* _REQUIRED WORK_
Pictures in the entries below are excluded; copy only the lines from the one containing "Clone this chart in seaborn and matplotlib." to the one containing "ax = fig.add_axes([73", both included.

Data records:
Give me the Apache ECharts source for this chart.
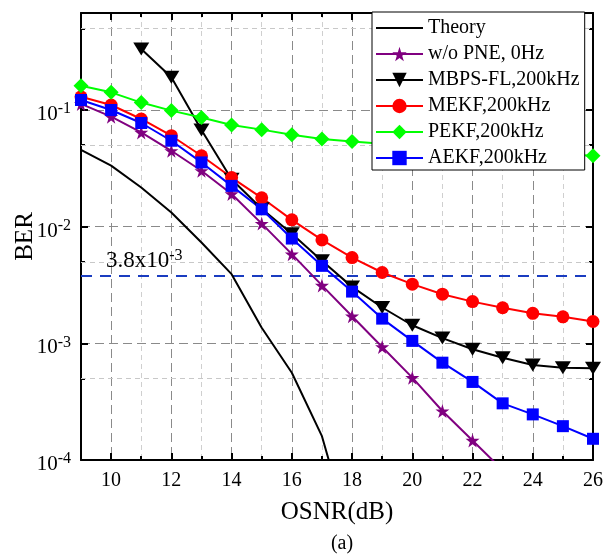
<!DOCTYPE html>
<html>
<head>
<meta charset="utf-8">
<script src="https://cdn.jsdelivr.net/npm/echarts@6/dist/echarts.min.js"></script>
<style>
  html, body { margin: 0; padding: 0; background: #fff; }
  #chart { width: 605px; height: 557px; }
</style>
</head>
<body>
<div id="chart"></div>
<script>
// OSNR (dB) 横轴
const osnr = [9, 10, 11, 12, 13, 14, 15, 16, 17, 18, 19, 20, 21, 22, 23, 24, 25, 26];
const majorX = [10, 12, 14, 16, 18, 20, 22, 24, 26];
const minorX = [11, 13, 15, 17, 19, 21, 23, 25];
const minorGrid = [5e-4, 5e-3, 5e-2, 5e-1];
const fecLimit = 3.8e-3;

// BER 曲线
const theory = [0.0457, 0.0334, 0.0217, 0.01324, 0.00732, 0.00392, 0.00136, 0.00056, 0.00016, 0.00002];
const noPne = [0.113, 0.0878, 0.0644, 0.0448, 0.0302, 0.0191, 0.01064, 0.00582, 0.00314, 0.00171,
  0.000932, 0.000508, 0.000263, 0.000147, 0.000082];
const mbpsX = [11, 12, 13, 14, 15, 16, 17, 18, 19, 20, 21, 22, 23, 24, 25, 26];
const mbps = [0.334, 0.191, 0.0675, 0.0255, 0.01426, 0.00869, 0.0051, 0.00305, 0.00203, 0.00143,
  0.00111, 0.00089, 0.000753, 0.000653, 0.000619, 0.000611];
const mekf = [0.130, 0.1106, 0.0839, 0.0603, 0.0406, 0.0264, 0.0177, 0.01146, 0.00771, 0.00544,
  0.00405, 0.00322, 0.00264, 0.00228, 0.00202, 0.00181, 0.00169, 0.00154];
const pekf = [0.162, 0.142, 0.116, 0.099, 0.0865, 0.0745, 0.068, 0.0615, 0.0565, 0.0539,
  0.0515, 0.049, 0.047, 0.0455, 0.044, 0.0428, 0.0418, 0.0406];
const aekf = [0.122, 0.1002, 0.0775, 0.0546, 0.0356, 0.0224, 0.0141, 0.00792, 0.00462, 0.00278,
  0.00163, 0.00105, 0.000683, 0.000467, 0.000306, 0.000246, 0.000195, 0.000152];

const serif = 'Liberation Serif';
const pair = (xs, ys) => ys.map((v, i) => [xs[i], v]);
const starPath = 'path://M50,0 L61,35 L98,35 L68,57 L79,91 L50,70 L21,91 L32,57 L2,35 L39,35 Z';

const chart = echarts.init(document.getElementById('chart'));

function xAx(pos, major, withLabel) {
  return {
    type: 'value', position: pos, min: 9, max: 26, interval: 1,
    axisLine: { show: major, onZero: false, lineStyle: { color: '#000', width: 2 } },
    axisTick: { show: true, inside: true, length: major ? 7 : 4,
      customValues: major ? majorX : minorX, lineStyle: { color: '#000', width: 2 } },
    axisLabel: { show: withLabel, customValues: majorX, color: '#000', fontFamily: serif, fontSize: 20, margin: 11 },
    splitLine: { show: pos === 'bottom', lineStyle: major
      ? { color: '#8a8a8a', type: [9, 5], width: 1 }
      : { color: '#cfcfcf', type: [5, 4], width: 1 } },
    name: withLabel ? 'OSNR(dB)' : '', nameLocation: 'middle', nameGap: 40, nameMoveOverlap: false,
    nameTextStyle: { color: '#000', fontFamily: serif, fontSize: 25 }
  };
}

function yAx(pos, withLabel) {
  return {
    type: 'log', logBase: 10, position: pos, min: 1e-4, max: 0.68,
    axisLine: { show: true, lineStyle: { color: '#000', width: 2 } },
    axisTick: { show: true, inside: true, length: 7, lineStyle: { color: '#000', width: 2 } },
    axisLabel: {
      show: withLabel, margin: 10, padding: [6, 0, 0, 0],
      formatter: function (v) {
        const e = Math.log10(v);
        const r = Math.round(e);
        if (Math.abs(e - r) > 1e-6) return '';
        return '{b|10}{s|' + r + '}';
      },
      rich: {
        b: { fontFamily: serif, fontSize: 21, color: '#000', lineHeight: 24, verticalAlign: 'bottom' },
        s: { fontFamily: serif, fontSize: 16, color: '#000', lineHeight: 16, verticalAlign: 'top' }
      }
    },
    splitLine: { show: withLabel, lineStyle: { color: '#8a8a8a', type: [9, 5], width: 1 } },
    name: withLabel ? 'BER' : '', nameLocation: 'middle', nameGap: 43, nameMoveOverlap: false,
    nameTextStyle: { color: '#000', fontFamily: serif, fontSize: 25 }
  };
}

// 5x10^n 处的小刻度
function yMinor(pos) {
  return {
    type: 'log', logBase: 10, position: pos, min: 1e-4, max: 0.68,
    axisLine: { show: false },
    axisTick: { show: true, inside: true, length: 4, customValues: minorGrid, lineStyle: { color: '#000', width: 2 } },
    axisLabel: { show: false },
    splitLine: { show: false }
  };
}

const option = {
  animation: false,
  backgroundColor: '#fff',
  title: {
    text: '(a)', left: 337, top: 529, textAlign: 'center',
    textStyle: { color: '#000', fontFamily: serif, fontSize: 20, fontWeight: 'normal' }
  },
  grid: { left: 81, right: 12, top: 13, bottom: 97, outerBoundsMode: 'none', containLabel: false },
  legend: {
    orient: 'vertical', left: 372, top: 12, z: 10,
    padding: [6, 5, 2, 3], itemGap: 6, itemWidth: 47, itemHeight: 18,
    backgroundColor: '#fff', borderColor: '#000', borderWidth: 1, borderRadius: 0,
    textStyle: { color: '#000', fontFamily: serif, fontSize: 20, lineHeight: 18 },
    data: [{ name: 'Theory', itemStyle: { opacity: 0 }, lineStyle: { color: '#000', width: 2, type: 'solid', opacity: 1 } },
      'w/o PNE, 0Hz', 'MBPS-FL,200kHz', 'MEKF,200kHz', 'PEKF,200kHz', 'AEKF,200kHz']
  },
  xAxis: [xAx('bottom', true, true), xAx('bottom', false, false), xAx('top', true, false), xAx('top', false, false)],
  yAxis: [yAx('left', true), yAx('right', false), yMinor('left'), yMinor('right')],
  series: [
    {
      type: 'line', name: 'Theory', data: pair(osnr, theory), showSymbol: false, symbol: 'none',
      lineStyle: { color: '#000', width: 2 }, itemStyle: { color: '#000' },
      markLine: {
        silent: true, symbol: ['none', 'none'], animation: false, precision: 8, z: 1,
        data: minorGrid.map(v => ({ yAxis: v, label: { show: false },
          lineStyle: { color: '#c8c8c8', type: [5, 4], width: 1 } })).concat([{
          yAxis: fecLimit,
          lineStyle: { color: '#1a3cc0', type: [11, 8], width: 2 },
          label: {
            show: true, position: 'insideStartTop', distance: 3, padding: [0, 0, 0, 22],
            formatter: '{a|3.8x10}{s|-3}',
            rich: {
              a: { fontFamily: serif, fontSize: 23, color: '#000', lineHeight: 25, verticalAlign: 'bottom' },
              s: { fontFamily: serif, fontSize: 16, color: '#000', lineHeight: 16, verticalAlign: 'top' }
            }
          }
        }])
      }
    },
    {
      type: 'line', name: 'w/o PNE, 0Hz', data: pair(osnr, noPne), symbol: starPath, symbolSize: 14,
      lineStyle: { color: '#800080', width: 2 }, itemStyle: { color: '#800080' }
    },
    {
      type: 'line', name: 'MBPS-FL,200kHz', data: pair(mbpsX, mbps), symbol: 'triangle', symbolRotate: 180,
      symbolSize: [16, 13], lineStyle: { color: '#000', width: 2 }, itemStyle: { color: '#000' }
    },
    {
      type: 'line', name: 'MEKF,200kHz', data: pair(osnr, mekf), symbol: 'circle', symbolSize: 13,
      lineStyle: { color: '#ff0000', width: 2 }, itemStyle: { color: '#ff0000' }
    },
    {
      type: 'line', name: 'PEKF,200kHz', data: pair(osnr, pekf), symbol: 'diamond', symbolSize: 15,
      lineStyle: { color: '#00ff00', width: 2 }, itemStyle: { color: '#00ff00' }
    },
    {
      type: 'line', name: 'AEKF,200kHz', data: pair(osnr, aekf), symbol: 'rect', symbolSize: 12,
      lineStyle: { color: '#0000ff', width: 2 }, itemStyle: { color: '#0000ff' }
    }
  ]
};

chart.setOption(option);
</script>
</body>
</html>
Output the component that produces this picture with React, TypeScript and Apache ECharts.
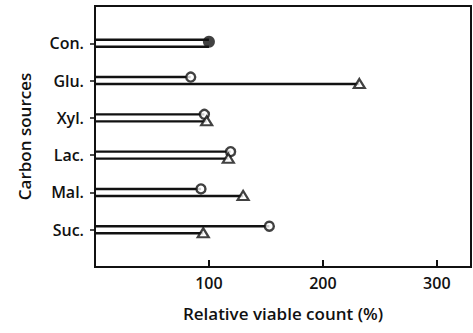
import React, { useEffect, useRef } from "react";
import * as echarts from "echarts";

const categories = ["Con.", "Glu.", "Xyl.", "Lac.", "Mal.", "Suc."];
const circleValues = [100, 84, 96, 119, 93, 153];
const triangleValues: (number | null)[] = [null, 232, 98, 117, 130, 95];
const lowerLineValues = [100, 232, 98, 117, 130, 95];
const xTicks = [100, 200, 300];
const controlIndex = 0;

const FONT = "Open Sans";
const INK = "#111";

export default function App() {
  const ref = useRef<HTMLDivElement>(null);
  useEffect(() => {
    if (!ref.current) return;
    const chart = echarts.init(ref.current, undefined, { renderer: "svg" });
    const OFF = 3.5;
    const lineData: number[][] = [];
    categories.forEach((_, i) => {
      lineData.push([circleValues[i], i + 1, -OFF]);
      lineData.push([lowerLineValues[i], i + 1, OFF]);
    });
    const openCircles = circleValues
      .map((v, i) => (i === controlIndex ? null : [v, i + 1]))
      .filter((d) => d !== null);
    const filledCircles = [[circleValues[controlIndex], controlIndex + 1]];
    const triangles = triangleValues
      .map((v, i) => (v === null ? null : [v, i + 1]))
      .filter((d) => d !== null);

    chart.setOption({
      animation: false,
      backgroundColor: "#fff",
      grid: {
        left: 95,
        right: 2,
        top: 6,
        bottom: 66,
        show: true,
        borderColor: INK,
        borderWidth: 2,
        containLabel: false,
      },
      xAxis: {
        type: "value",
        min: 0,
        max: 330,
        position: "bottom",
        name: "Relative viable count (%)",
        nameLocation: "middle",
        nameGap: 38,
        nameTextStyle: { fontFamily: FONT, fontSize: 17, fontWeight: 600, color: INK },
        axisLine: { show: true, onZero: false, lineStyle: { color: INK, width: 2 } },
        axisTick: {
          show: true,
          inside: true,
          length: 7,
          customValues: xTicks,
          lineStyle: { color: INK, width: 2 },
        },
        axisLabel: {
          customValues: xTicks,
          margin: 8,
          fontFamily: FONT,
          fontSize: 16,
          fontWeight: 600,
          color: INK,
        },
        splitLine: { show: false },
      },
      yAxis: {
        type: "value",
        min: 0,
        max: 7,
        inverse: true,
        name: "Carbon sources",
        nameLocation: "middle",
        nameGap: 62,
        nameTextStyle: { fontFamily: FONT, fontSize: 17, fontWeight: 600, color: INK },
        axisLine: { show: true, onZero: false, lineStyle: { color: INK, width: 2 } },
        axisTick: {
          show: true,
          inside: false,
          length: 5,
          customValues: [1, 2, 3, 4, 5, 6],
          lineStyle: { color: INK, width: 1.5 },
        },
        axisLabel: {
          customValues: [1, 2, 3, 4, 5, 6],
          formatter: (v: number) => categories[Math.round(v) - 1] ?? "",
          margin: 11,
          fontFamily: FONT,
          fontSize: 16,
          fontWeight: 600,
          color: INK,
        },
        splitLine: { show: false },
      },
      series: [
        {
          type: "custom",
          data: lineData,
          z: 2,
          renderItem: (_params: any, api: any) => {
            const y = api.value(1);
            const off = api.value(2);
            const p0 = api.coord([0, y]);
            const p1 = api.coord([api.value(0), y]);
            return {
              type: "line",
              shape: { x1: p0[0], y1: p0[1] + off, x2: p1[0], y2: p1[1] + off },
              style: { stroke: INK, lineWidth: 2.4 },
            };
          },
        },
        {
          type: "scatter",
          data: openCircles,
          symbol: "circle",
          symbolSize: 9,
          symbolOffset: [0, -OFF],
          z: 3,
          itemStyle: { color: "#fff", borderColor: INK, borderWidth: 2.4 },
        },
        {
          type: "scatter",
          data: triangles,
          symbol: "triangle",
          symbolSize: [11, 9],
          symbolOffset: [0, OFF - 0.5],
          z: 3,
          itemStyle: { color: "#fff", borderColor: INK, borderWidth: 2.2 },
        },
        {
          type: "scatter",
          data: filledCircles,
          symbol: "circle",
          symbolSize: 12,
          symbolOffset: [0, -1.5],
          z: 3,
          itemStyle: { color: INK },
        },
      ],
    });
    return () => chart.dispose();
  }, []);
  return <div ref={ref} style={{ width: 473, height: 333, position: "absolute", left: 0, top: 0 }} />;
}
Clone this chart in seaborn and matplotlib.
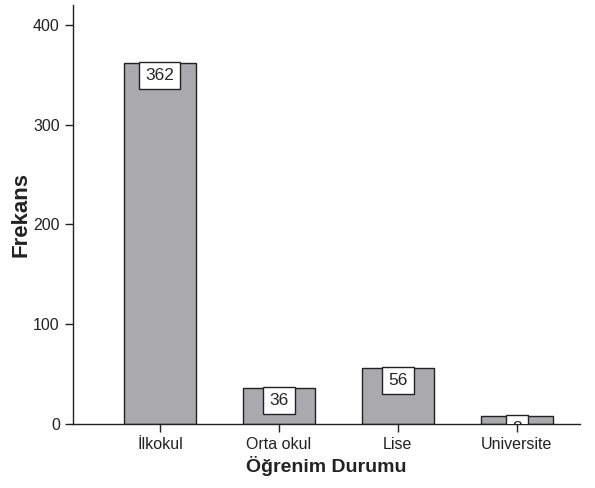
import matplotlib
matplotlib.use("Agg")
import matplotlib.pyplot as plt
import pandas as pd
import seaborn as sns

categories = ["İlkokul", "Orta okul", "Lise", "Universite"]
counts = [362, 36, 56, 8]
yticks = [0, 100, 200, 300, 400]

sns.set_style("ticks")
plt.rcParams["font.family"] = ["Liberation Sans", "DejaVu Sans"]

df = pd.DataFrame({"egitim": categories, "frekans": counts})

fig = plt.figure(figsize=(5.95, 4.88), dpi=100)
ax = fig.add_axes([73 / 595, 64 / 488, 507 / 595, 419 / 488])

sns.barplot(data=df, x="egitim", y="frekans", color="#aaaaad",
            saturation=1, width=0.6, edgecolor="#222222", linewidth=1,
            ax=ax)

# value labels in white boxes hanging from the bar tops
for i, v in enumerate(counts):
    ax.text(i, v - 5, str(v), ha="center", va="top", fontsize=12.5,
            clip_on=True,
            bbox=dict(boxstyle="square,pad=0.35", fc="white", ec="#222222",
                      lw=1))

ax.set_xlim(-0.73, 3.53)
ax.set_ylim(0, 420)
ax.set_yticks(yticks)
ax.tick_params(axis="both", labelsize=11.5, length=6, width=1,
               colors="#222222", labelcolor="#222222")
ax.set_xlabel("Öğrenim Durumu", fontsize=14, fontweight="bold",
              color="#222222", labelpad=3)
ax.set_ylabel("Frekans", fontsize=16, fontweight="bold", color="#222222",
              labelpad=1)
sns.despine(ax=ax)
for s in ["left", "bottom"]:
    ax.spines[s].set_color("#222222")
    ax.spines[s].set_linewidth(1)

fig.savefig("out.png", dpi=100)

* _SOLUTION TO THIS EXERCISE_
Clone this chart in seaborn and matplotlib.
import matplotlib
matplotlib.use("Agg")
import matplotlib.pyplot as plt
import pandas as pd
import seaborn as sns

categories = ["İlkokul", "Orta okul", "Lise", "Universite"]
counts = [362, 36, 56, 8]
yticks = [0, 100, 200, 300, 400]

sns.set_style("ticks")
plt.rcParams["font.family"] = ["Liberation Sans", "DejaVu Sans"]

df = pd.DataFrame({"egitim": categories, "frekans": counts})

fig = plt.figure(figsize=(5.95, 4.88), dpi=100)
ax = fig.add_axes([73 / 595, 64 / 488, 507 / 595, 419 / 488])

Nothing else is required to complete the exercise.